Supporting someone who is stuck in a low mood isn’t exactly easy but there are times when a few well-chosen words, applied at the right time and with care, can be useful.
Stubborn forms of thinking
stubborn thinking often comes with low moods. The temptation may be to let the comments pass in order to avoid conflict. We might rationalize hurtful or irrational comments by viewing them as being not typical of the person we think we know.
To some extent this may be true, but behavior doesn’t change without feedback or insight, so a reality check can also be in everyone’s best interests. For example:
Other people should anticipate my needs
This is an example of thinking that has become self-absorbed. It’s not unusual during low moods for people to become preoccupied with their own needs and to become sullen and moody if they feel others are being insensitive or ignoring them.
This is a time to point out that the person needs to ask or say something out loud about what they want or need, at the time required. It isn’t enough to say it once and expect others to mind-read or predict the future.
Everything is fine. Just leave me alone.
Denial is a difficult issue to deal with, yet the person is clearly sending messages that everything is far from fine. It may be a case of pointing out the mixed message and encouraging the person to open up a little. You don’t have to prepare yourself as if armed with all possible solutions, just be prepared to listen and acknowledge.
You’re the cause of all this.
In this situation the person is intent on making you, or others, take responsibility or feel guilty for their own gloomy thoughts and emotional reactions. It is something you can’t afford to take on as it won’t help them or you. Quite how you point this out is really down to the person you know and the situation they are upset about.
What other choices do I have?
Negative thinking, as much as overthinking, tends to narrow perspective. Thinking becomes trapped in black and white ways of viewing the world and options can appear limited or non-existent. There are always choices and sometimes it’s a case of pointing this out and encouraging the person to come in at their problem from different angles and exploring the pros and cons of new ideas.

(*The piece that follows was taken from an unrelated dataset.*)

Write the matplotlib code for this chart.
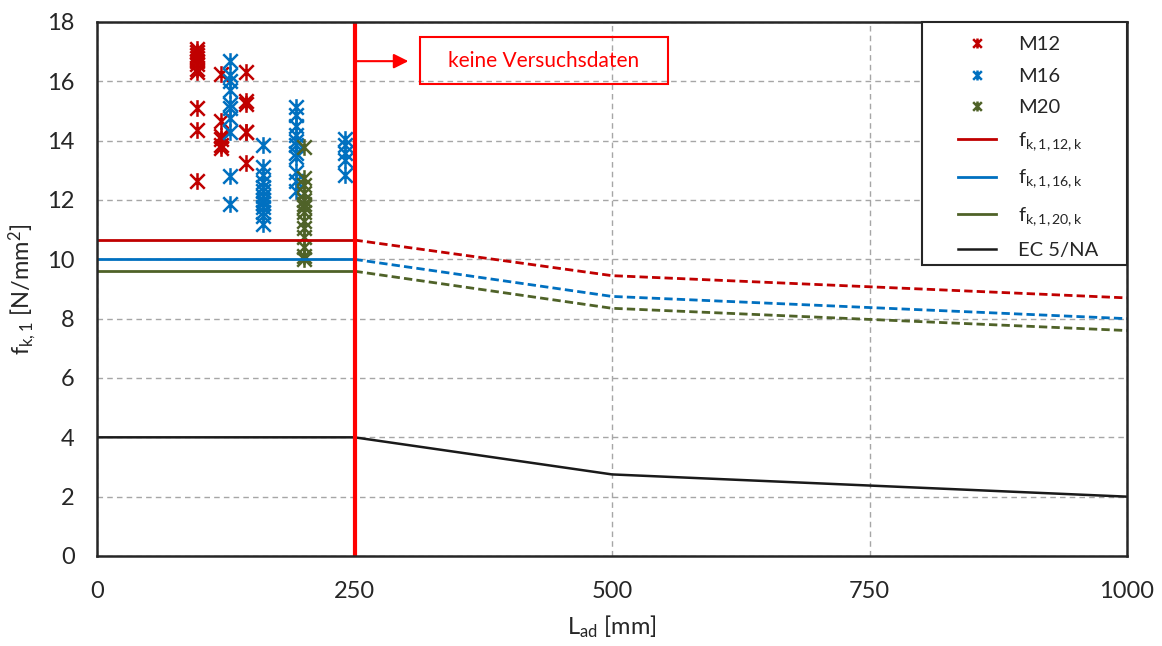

Why does it always happen to me?
This is an example of the victim mentality. The person feels painted into a corner and is feeling well and truly sorry for themselves. They have become their own worst enemy. It’s a distorted picture that comes with low moods and you can help to reinstate proper perspectives by reminding the person of their successes and ways they may have overcome previous setbacks.
These are just a handful of examples. I’d also suggest that the best time to work through these forms of caring confrontation is when the person feels more open to listening. For this to be effective there has to be trust between you.
This isn’t about point scoring, or who is right or wrong, or told-you-so, it’s about choosing the right moment and saying the right thing in a way that offers food for thought or possibly a gentle jolt that is constructive in its intentions.